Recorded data
--
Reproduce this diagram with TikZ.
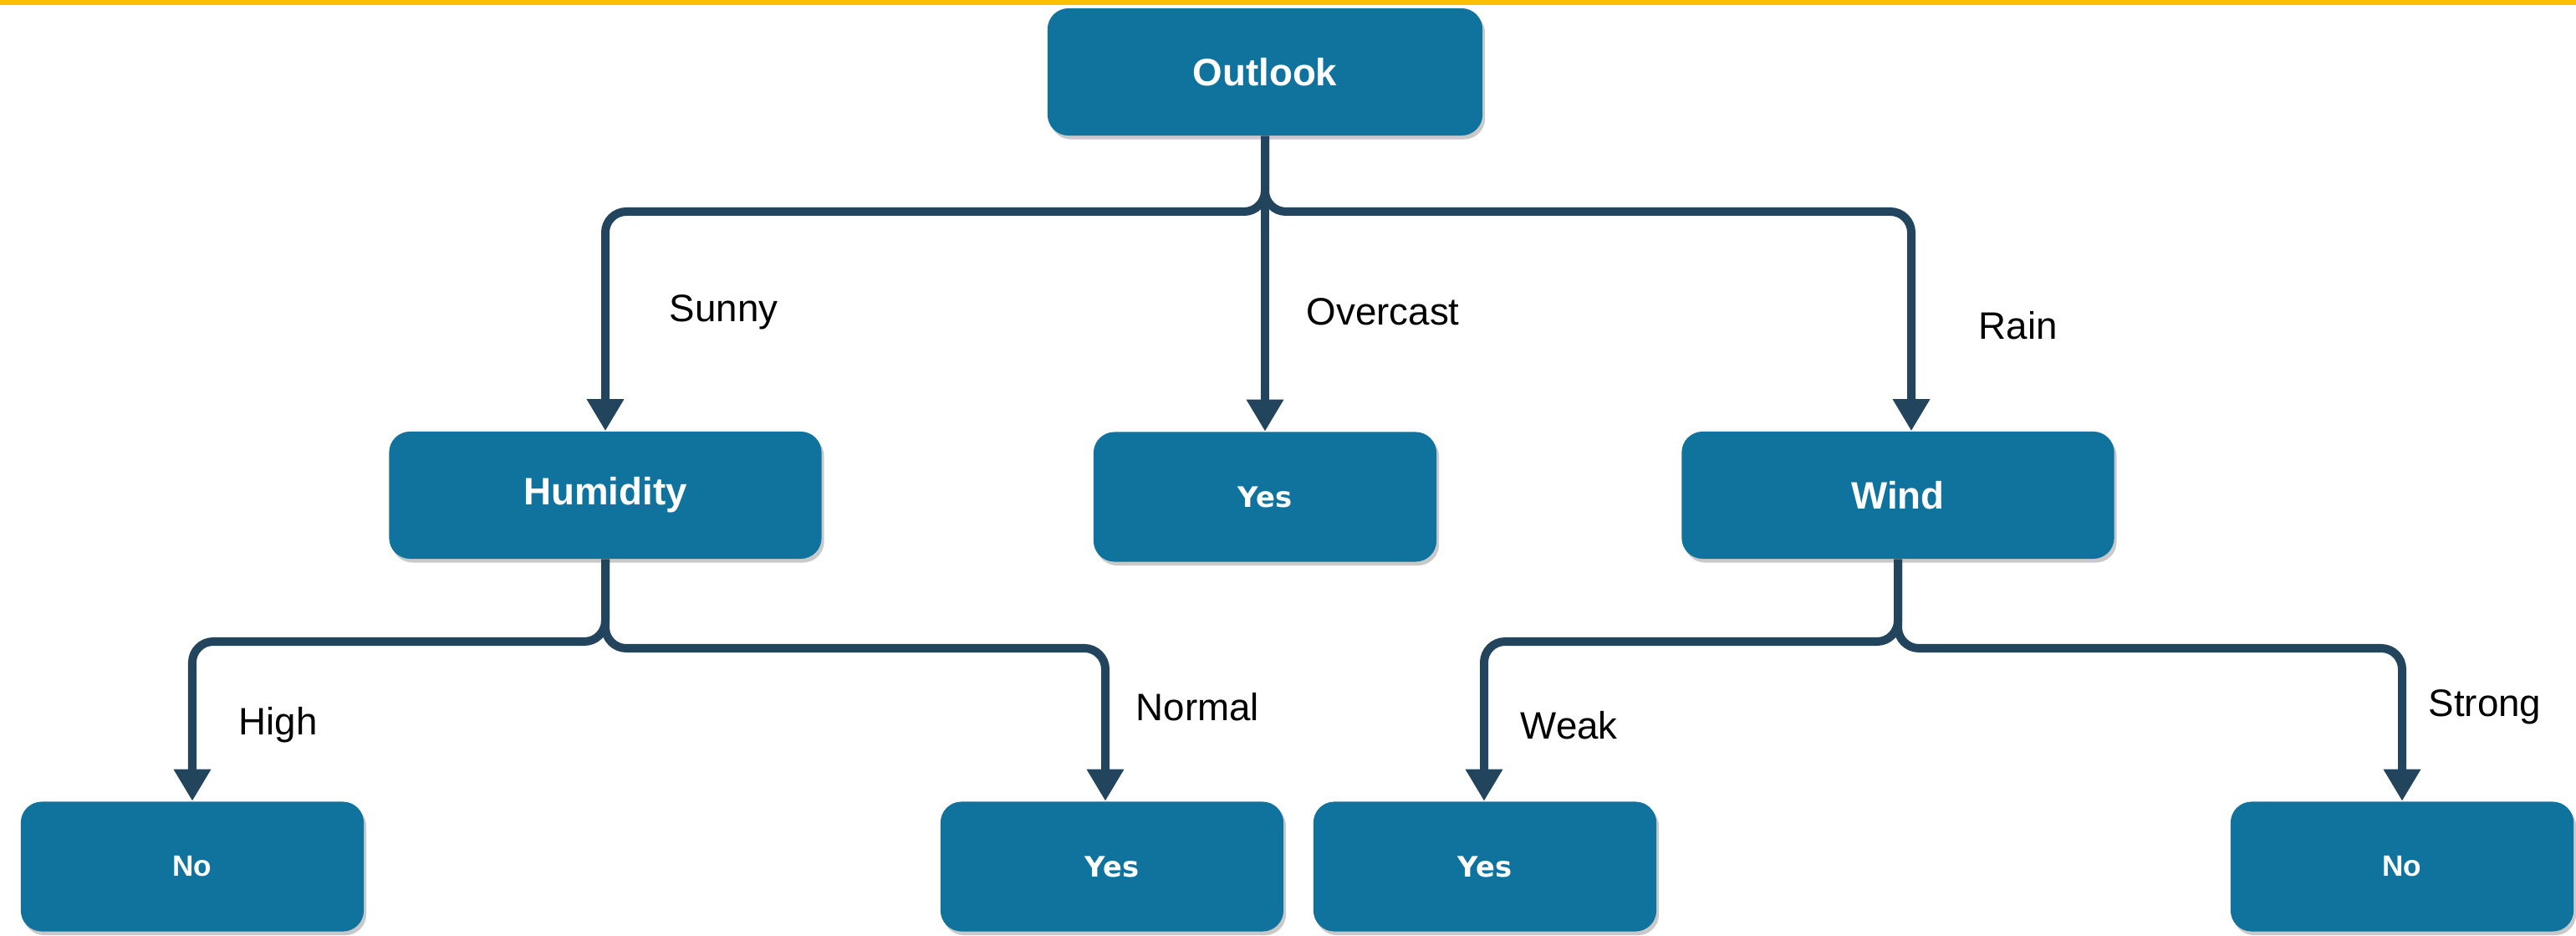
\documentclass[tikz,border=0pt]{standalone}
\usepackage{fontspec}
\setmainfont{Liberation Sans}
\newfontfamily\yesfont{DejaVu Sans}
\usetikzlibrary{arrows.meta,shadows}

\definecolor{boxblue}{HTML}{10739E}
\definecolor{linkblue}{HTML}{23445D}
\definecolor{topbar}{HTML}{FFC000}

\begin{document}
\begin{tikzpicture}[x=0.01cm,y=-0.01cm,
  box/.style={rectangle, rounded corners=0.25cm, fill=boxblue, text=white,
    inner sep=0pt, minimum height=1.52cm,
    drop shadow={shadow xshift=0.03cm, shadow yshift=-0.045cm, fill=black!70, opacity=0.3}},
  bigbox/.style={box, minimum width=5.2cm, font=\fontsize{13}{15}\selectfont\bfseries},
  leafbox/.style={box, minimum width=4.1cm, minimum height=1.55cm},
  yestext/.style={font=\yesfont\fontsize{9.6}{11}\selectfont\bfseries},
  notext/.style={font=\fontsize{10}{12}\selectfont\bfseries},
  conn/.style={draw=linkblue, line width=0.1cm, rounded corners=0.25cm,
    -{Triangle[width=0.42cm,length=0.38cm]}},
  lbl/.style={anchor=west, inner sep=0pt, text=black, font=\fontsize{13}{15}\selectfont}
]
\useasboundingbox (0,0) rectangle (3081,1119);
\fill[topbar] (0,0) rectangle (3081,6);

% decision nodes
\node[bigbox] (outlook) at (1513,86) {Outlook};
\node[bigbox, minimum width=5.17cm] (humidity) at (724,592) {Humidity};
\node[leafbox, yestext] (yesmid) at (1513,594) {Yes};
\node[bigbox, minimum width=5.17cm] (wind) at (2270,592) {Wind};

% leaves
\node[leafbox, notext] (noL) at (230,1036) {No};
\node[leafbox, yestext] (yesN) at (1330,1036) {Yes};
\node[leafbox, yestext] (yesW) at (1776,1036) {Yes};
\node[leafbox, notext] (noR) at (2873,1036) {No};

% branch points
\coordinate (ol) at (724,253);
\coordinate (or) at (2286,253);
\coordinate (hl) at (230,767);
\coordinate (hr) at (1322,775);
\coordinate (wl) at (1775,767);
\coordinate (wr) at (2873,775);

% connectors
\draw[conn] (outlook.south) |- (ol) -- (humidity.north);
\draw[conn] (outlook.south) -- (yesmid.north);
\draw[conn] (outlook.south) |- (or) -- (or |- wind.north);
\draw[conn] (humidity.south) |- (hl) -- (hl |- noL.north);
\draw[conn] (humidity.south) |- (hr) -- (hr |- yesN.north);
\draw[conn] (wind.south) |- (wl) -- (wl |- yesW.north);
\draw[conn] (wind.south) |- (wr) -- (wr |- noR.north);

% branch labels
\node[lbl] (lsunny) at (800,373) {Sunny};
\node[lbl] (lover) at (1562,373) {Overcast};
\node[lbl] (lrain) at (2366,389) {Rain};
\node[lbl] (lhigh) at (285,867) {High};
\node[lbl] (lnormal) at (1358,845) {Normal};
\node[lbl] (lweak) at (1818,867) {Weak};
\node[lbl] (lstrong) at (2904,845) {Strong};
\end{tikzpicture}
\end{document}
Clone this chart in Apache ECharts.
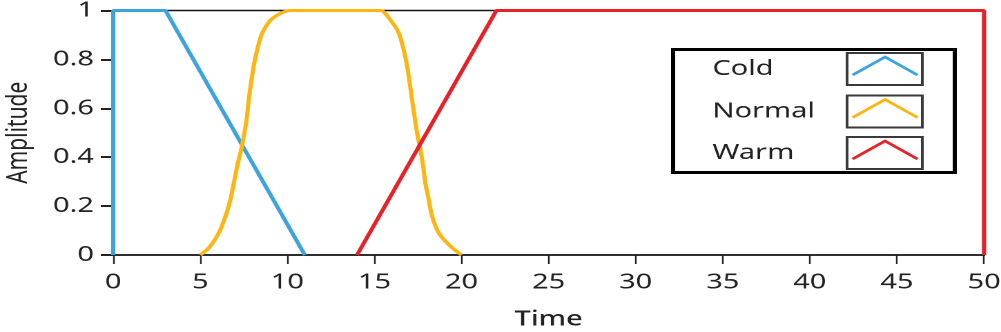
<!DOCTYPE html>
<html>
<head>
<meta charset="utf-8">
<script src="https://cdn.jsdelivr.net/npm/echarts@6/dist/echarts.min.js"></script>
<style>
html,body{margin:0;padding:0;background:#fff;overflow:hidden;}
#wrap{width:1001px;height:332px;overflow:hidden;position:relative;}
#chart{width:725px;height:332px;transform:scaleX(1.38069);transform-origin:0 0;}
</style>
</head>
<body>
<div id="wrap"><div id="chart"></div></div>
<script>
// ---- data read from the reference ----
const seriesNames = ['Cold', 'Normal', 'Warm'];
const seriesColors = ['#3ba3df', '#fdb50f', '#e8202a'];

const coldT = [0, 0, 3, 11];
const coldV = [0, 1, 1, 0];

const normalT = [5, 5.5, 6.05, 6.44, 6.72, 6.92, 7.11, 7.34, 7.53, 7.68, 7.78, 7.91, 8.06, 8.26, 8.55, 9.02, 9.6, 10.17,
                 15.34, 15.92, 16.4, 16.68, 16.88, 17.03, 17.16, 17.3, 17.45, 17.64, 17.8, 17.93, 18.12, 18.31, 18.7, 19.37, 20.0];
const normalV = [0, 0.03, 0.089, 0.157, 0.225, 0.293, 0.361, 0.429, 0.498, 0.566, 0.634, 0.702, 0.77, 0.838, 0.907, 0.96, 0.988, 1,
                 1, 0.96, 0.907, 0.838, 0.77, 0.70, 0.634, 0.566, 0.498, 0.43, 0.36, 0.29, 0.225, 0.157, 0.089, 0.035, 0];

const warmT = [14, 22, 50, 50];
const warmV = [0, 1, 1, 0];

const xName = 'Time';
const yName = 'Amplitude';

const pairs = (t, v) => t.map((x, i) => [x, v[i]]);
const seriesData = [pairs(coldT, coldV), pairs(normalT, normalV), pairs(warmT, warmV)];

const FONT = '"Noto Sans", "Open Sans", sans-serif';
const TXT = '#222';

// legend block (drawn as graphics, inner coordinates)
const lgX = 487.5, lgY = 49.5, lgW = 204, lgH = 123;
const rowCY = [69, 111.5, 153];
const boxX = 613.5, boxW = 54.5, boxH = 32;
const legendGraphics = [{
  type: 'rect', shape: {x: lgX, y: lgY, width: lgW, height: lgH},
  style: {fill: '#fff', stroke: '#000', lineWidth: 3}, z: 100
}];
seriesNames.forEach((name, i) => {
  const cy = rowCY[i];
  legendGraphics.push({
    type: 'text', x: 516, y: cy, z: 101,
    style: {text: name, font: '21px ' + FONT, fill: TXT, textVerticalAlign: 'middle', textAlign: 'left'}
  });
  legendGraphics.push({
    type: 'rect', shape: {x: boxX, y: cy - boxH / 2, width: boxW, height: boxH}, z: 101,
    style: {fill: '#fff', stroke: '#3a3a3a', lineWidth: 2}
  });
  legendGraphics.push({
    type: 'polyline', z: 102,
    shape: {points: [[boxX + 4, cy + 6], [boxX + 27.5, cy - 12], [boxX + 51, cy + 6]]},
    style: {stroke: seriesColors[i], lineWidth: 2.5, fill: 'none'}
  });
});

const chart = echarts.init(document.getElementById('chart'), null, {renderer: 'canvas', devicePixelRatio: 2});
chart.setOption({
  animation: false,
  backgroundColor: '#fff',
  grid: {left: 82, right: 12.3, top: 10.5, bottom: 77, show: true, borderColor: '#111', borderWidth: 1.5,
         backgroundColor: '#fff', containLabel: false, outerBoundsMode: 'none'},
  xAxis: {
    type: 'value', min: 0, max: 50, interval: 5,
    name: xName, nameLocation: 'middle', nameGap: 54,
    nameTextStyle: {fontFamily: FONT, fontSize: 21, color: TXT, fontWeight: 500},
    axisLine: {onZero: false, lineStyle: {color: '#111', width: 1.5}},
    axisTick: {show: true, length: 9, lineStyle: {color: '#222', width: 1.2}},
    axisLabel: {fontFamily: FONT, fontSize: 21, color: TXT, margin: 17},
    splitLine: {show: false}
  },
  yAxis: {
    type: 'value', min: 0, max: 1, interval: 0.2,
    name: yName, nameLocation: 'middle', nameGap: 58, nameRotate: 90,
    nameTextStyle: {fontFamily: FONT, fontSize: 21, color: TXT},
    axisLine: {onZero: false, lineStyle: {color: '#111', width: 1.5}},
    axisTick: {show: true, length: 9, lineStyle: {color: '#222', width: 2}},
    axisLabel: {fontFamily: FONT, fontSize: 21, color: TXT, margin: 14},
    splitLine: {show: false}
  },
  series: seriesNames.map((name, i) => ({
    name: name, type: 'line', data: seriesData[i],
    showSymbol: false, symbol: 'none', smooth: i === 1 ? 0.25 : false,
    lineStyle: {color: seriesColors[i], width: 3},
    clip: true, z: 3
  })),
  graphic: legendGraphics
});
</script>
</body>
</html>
--
# TASK INSTRUCTIONS
Return the material line for line, from its beginning to the line that contains "minimum width=5.17cm] (wind)", with the pictures left out.

# FINISHED ANSWER
Reproduce this diagram with TikZ.
\documentclass[tikz,border=0pt]{standalone}
\usepackage{fontspec}
\setmainfont{Liberation Sans}
\newfontfamily\yesfont{DejaVu Sans}
\usetikzlibrary{arrows.meta,shadows}

\definecolor{boxblue}{HTML}{10739E}
\definecolor{linkblue}{HTML}{23445D}
\definecolor{topbar}{HTML}{FFC000}

\begin{document}
\begin{tikzpicture}[x=0.01cm,y=-0.01cm,
  box/.style={rectangle, rounded corners=0.25cm, fill=boxblue, text=white,
    inner sep=0pt, minimum height=1.52cm,
    drop shadow={shadow xshift=0.03cm, shadow yshift=-0.045cm, fill=black!70, opacity=0.3}},
  bigbox/.style={box, minimum width=5.2cm, font=\fontsize{13}{15}\selectfont\bfseries},
  leafbox/.style={box, minimum width=4.1cm, minimum height=1.55cm},
  yestext/.style={font=\yesfont\fontsize{9.6}{11}\selectfont\bfseries},
  notext/.style={font=\fontsize{10}{12}\selectfont\bfseries},
  conn/.style={draw=linkblue, line width=0.1cm, rounded corners=0.25cm,
    -{Triangle[width=0.42cm,length=0.38cm]}},
  lbl/.style={anchor=west, inner sep=0pt, text=black, font=\fontsize{13}{15}\selectfont}
]
\useasboundingbox (0,0) rectangle (3081,1119);
\fill[topbar] (0,0) rectangle (3081,6);

% decision nodes
\node[bigbox] (outlook) at (1513,86) {Outlook};
\node[bigbox, minimum width=5.17cm] (humidity) at (724,592) {Humidity};
\node[leafbox, yestext] (yesmid) at (1513,594) {Yes};
\node[bigbox, minimum width=5.17cm] (wind) at (2270,592) {Wind};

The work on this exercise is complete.